Normalizados espacios de guerra

Beatriz Vanegas Athías
04 de abril de 2017 - 02:00 a. m.

No se trata sólo de la arremetida de la posverdad en países como el nuestro, como Estados Unidos, Venezuela, Paraguay, México o Centroamérica. Es decir, de esa verdad mentida y normalizada y vuelta un slogan al mejor estilo de Goldstein, el gran camarada que describe George Orwell en 1984: “Eran sólo unas cuantas palabras para animarlos, esas palabras que suelen decirse a las tropas en cualquier batalla, y que no es preciso entenderlas una por una, sino que infunden confianza por el simple hecho de ser pronunciadas: La guerra es la paz; La libertad es la esclavitud; La ignorancia es la fuerza”.

Son palabras que en apariencia suenan normales, es decir, vienen de la norma.
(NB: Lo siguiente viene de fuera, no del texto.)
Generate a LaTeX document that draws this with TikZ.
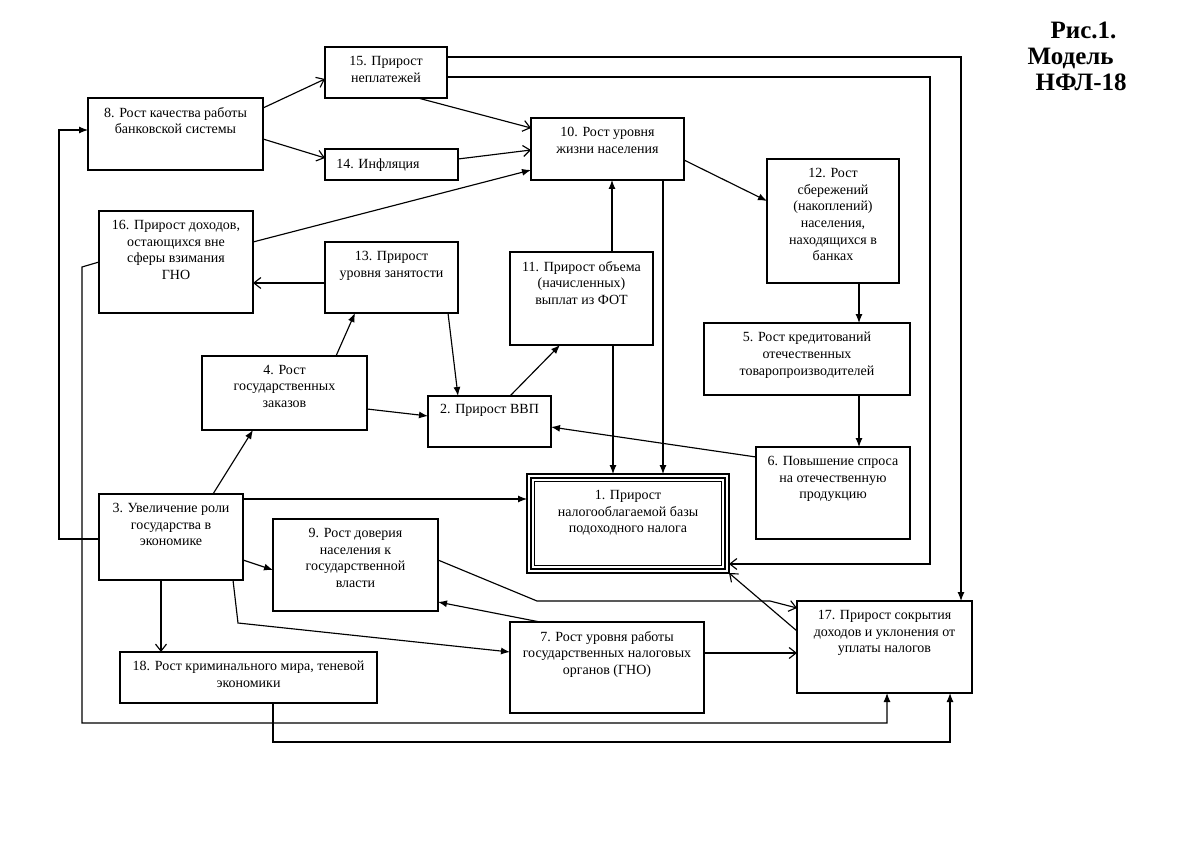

Y ya se sabe que la norma es impuesta por alguien y a ese alguien le conviene que exista. En este sentido, quizás las posverdades que más hacen daño tienen que ver con las padecidas por los seres que habitan la periferia literal y metafórica. Me refiero a las mujeres que las han sufrido eternamente y también al excluyente canon literario colombiano que invisibiliza a los habitantes de regiones que no tengan que ver con Bogotá, Medellín y Cali. Porque ni siquiera la llamada capital del Caribe, Barranquilla, se salva.

Posverdades tradicionales como “solterona amargada”; “le falta un machucante para que se le pase lo lesbiana”; “un hijo para que me cuide la vejez”; “un hijo es la felicidad de toda mujer”; “feminazi”; “ya no se le puede decir un piropo”; “hay hombres que también son maltratados” se aceptan como costumbre y no como un tormento que ha acompañado la vida de las mujeres colombianas.

Entonces surge el autoengaño y las sutiles agresiones se deben tomar como un chiste —la esposa, la moza, la cacatúa, por ejemplo— para poder vivir con ese maltrato. Al punto que el maltrato se categoriza incluso como un asunto personal para no convertirlo en político. Pero nada más político que el maltrato a la mujer. Ha dicho el poeta y cineasta Víctor Gaviria a propósito de su más reciente película: “El origen de toda violencia es la violencia contra la mujer”. Nada más certero.

Y en el campo de la literatura es costumbre normalizada que para ser incluido en el canon literario colombiano hay que estar en Bogotá o en Medellín. Acaso quién de Mocoa o de Arauca o de San Andrés figura en las revistas autorizadas por el centralismo para difundir la literatura. Por mencionar sólo un ejemplo: ¿Acaso se conoce más en nuestro país a esa soberbia escritora que es María Matilde de San Andrés Isla que a la mediática Elvira Sastre? Me dirán que no hay punto de comparación, pero sí lo hay: ambas son escritoras, claro que la primera es nuestra isla maravillosamente olvidada y la otra es de la Madre Hispania a la cual seguimos subyugados. La calidad estética de las autoras es un asunto que dejo a los lectores.

Este neologismo llamado posverdad ha asignado una categoría a actos y espacios normalizados para que ocurra la guerra porque son la normalización de una mentira que surge de las emociones, no de las razones argumentadas y con matices: esto es así porque es así, entonces, la posverdad es una verdad tóxica que adquiere un tono peligroso porque la mentira se vuelve tangible y puede matar.